= Functional design =

Paradigm used to simplify the design of hardware and software devices

Functional design is a design paradigm that assures that each modular part of a device has exactly one responsibility and performs that responsibility with minimum effects on other parts. It is used to simplify the design of hardware and software devices such as computer software and, increasingly, 3D models. Functionally designed modules tend to have low coupling.

==Advantages==
The advantage for implementation is that limiting a software module to a single purpose, allows it to be simpler, and therefore easier and less expensive to design, test, implement, and maintain.

Since maintenance is more than 3/4 of a successful system's life, this approach offers a crucial advantage. It makes the system easier to understand and document, which simplifies training.

In a system of programs, a functional module is easier to reuse because of its avoidance of side effects.

==Technique==

The standard way to assure functional design is to review the description of a module. If the description includes conjunctions such as "and" or "or", then the design likely has more than one responsibility, and is therefore likely to exhibit side effects. Instead the responsibilities are divided into several modules in order to achieve a functional design.

==Critiques and limits==

Some parts cannot be functionally pure because they exist to distribute CPU cycles or other resources to different modules. For example, most systems have an "initialization" section that starts up the modules. Other well-known examples are the interrupt vector table and the main loop.

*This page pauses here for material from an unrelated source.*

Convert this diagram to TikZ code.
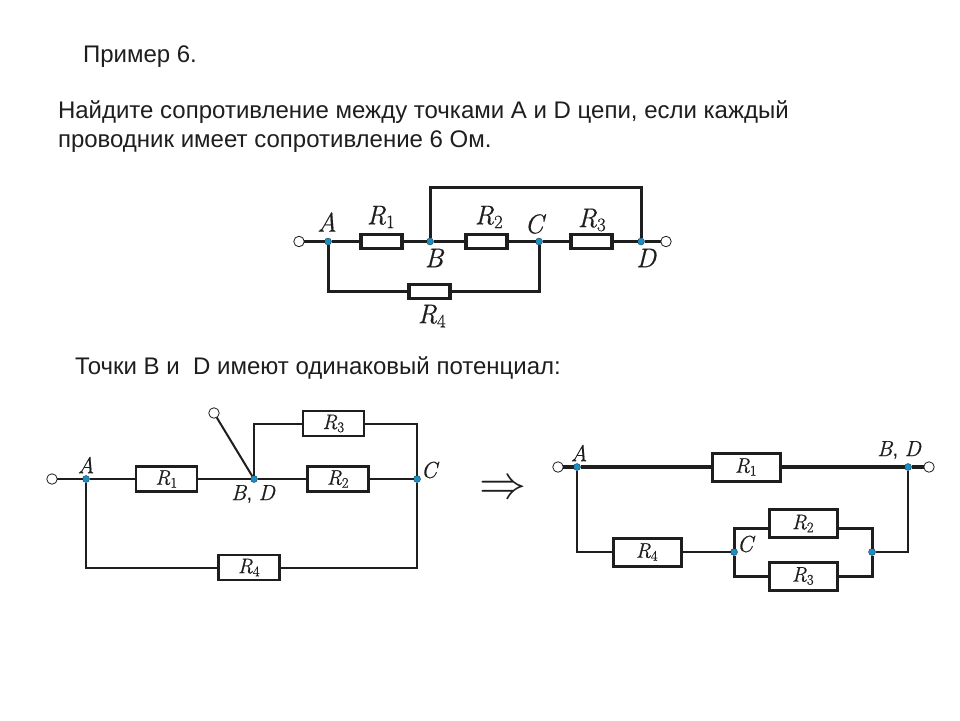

Some functions inherently have mixed semantics. For example, a function "move the car from the garage" inherently has a side effect of changing the "car position". In some cases, the mixed semantics can extend over a large topological graph of related concepts. In such cases, functional design is not recommended by some authorities. Instead polymorphism, inheritance, or procedural methods may be preferred.

==3D modeling and simulation==
Several software companies introduced functional design as a concept to describe a parametric feature based modeler for 3D modeling and simulation. In this context, a parametric model of an object ties parameters to real-world design criteria, such as an axle that will adjust its diameter based on the strength of the material and the amount of force applied to it.